Artists are often times closely tied to those who collect their work. The same can be said for Dartey. His highly sought after works were collected by businessman Seth Dei, owner of Leasafric, the agricultural processing company he started in 1993. Dei, often referenced as the largest collector of contemporary art in the country, founded the Dei Collection of Modern and Contemporary Ghanaian Art in Accra. In September 2018, he displayed original works of Dartey and his contemporaries at the Residence of the British High Commissioner in Accra. Select works from his collection were offered for auction at Bonhams’ Africa Now Sale at New Bond Street, London a month later. American businessman Gerald Guice moved from the U.S. to Ghana and collected a large body of work directly from the artists. According to his son, Terrence Guice, who lives in Chicago, his father loved the work and bought all the paintings available to him. Additionally, after his passing several retrospectives of the work of the Akwapim Six were presented across the country.

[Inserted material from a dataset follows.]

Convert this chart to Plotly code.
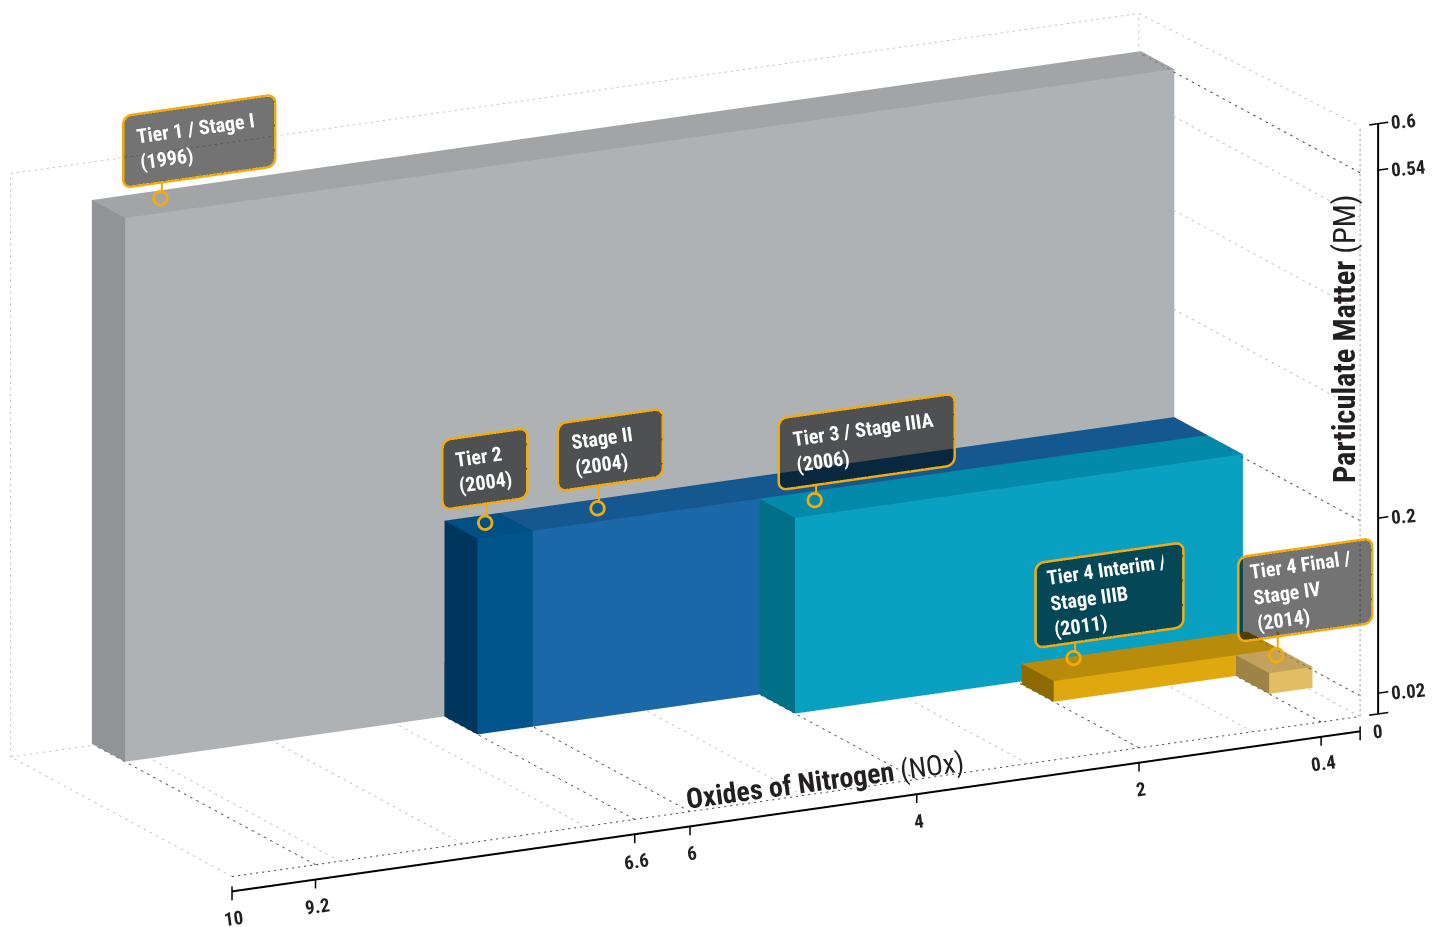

In 2019, Guice’s son sold a large number of Dartey’s paintings to Faye Edwards, owner of Faié African Art Gallery in Bronzeville. The collection of paintings produced between 1991-1993, are as vibrant and striking as they were 30 years ago. They range in size from 12”x 8” up to 24”x18” and will be priced from $4.200 - $20,000. Faié is expected to mount an exhibition of Dartey’s works later in 2021. Dartey’s work represents another facet of the Black art ecosystem. Dayo points out there is a constant pull and tug about ‘what is Black art’, with figurative work cited as the pinnacle of the genre. Non-representational works by artists like Dartey stand alongside works by 19th Century landscape artist Robert S. Duncanson (Hudson River School), whose work was selected to hang in the White House by President Joe Biden and First Lady Jill Biden and, that of contemporary plein air artist Michelle Renee Cobb, who paints landscapes around the world and who was a student of the renowned Delaware plein air artist Edward L. Loper Sr. No matter the subject matter, the brilliance, vibrancy and masterful artistry of these Black artists command not just our artistic admiration but our respect.